Just like with their fossil burning counterparts, new EVs can offer you many benefits over buying a used car. They will have the full manufacturers warranty, come with that new car smell, and be fresh right out of the box. However, some people take pause at the initial price tag. New EVs typically will cost around $30,000 on the low end and upwards of $200,000 for some of the luxury sports car models. EV Supercars and Hypercars will fetch millions (just like gas powered ones). Price is one area where buying used has its advantages. Depending on the model, many used EVs can be bought for less than $10k.
4) Cost of Ownership
Cost of ownership can easily be wrapped up into ongoing costs like maintenance, fueling, and insurance. This is one place where EVs excel over their gas and diesel powered rivals. Not only will you be spending a lot less to keep you car fueled with electrons, EVs require very little maintenance, and in some cases will even cost less to insure. However, not all EVs are built the same, require the same maintenance, or require the same insurance coverage. In order to be able to accurately calculate how much your EV will cost on a monthly basis, you have to account for how many miles you drive, and sometimes, that can make all the difference.

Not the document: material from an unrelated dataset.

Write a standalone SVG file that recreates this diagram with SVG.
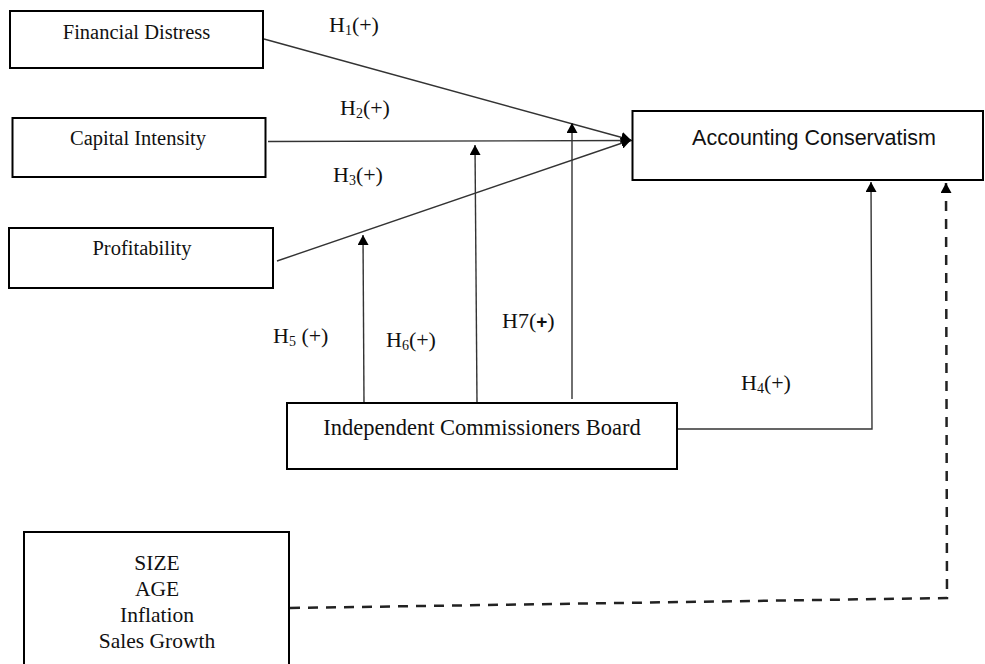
<svg xmlns="http://www.w3.org/2000/svg" width="985" height="664" viewBox="0 0 985 664">
<style>
.box{fill:#fff;stroke:#000;stroke-width:2}
.t{font-family:"Liberation Serif","Times New Roman",serif;fill:#111;text-anchor:middle}
.n{font-size:20.5px}
.ac{font-family:"Liberation Sans",Arial,sans-serif;font-size:21.5px;fill:#111;text-anchor:middle}
.h{font-family:"Liberation Serif","Times New Roman",serif;font-size:22px;fill:#111}
.sub{font-size:14px}
.c{fill:none;stroke:#333;stroke-width:1.4}
.d{fill:none;stroke:#222;stroke-width:2.5;stroke-dasharray:10 8}
</style>
<defs>
<marker id="ah" markerUnits="userSpaceOnUse" markerWidth="11" markerHeight="11" refX="10" refY="5.5" orient="auto">
<path d="M0,0 L10,5.5 L0,11 z" fill="#000"/>
</marker>
</defs>
<rect width="985" height="664" fill="#fff"/>
<g id="connectors">
<line class="c" x1="264" y1="39" x2="631" y2="140" marker-end="url(#ah)"/>
<line class="c" x1="268" y1="141.5" x2="632" y2="140.5" marker-end="url(#ah)"/>
<line class="c" x1="277" y1="261" x2="631" y2="140" marker-end="url(#ah)"/>
<line class="c" x1="364" y1="402" x2="363" y2="235" marker-end="url(#ah)"/>
<line class="c" x1="477" y1="402" x2="475" y2="145" marker-end="url(#ah)"/>
<line class="c" x1="572" y1="399" x2="572" y2="123" marker-end="url(#ah)"/>
<polyline class="c" points="677,429 872,429 871,182" marker-end="url(#ah)"/>
<polyline class="d" points="290,608 947,598 946,183" marker-end="url(#ah)"/>
</g>
<g id="financial-distress">
<rect class="box" x="10" y="11" width="253" height="57"/>
<text class="t n" x="136.5" y="39">Financial Distress</text>
</g>
<g id="capital-intensity">
<rect class="box" x="12.5" y="118" width="253" height="59"/>
<text class="t n" x="138" y="145">Capital Intensity</text>
</g>
<g id="profitability">
<rect class="box" x="9" y="228" width="264" height="60"/>
<text class="t n" x="142" y="255">Profitability</text>
</g>
<g id="accounting-conservatism">
<rect class="box" x="632.5" y="111" width="350.5" height="69"/>
<text class="ac" x="814" y="145">Accounting Conservatism</text>
</g>
<g id="independent-commissioners-board">
<rect class="box" x="287" y="403" width="390" height="66"/>
<text class="t" style="font-size:22.5px" x="482" y="435">Independent Commissioners Board</text>
</g>
<g id="controls">
<rect class="box" x="24" y="532" width="265" height="145"/>
<text class="t" style="font-size:21.5px" x="157" y="570">SIZE</text>
<text class="t" style="font-size:21.5px" x="157" y="596">AGE</text>
<text class="t" style="font-size:21.5px" x="157" y="622">Inflation</text>
<text class="t" style="font-size:21.5px" x="157" y="648">Sales Growth</text>
</g>
<g id="labels">
<text class="h" x="329" y="32">H<tspan class="sub" dy="3">1</tspan><tspan dy="-3">(+)</tspan></text>
<text class="h" x="340" y="115">H<tspan class="sub" dy="3">2</tspan><tspan dy="-3">(+)</tspan></text>
<text class="h" x="333" y="182">H<tspan class="sub" dy="3">3</tspan><tspan dy="-3">(+)</tspan></text>
<text class="h" x="273" y="343">H<tspan class="sub" dy="3">5</tspan><tspan dy="-3"> (+)</tspan></text>
<text class="h" x="386" y="347">H<tspan class="sub" dy="3">6</tspan><tspan dy="-3">(+)</tspan></text>
<text class="h" x="502" y="328">H7(<tspan font-family="Liberation Sans, Arial, sans-serif" font-weight="bold" font-size="19">+</tspan>)</text>
<text class="h" x="741" y="390">H<tspan class="sub" dy="3">4</tspan><tspan dy="-3">(+)</tspan></text>
</g>
</svg>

5) How long will you keep your EV?
The average person in the US keeps their vehicle 6yrs or so and the average lifespan of vehicles on the road is 11yrs. So, when considering an EV to buy, it's important to understand your own ownership history and habits, keeping in mind a few important pieces of information about EVs: 1) EVs require much less maintenance. Because there is no engine, and much less to break, EVs have the potential to outlast their fossil fuel burning counterparts. 2) EV batteries will usually last 10yrs or more, but the battery degradation will vary and depend a lot on how the vehicle was driven, charged, and if it has active thermal management. If you are not likely to keep your EV for long, it is not likely to become an issue to worry about. However, if you keep your cars ten years or more, you may want to plan out what you will do when your car needs attention. But you probably do that anyway, don't you?
6) What about road trips?
Most EVs are perfect for lower milage trips, commuting to and from work, and handling the errands around town. The options become limited when looking to go on longer trips. Not all EVs are built the same in this arena. If the alternative of renting a car for road trips is out of the question, then you'd want to make sure that you have an EV with at least 200 miles of range on a full charge to get you from charger to charger along your route. Once again, it's important to point out that not all EVs will charge at the same rate. Some fill up very quickly adding a hundred miles of range or more in 10-15 min, and others will charge much more slowly. When going on road trips, charging speeds can mean the difference between a few hours or an extra day on your trip.
7) Full EV, or Plug-in Hybrid
Plug-in Hybrids (PHEVs) may be the best choice for you if you have any worry about the range of your car either for daily driving needs, or for long road trips. They are a "gateway plug" to the EV world. Keep in mind though, that because PHEVs retain a gasoline or diesel engine, they also have the cost of maintenance and repairs that a conventional fossil fuel burning vehicle has. Because of this, they will be more costly to own, over time, compared to full battery electric vehicles, but still likely save money in fuel costs over non-EVs. PHEVs can be considered a perfect blend of electric power for around town and fossil burning on longer trips, without having to stop for charging... just refueling the tank.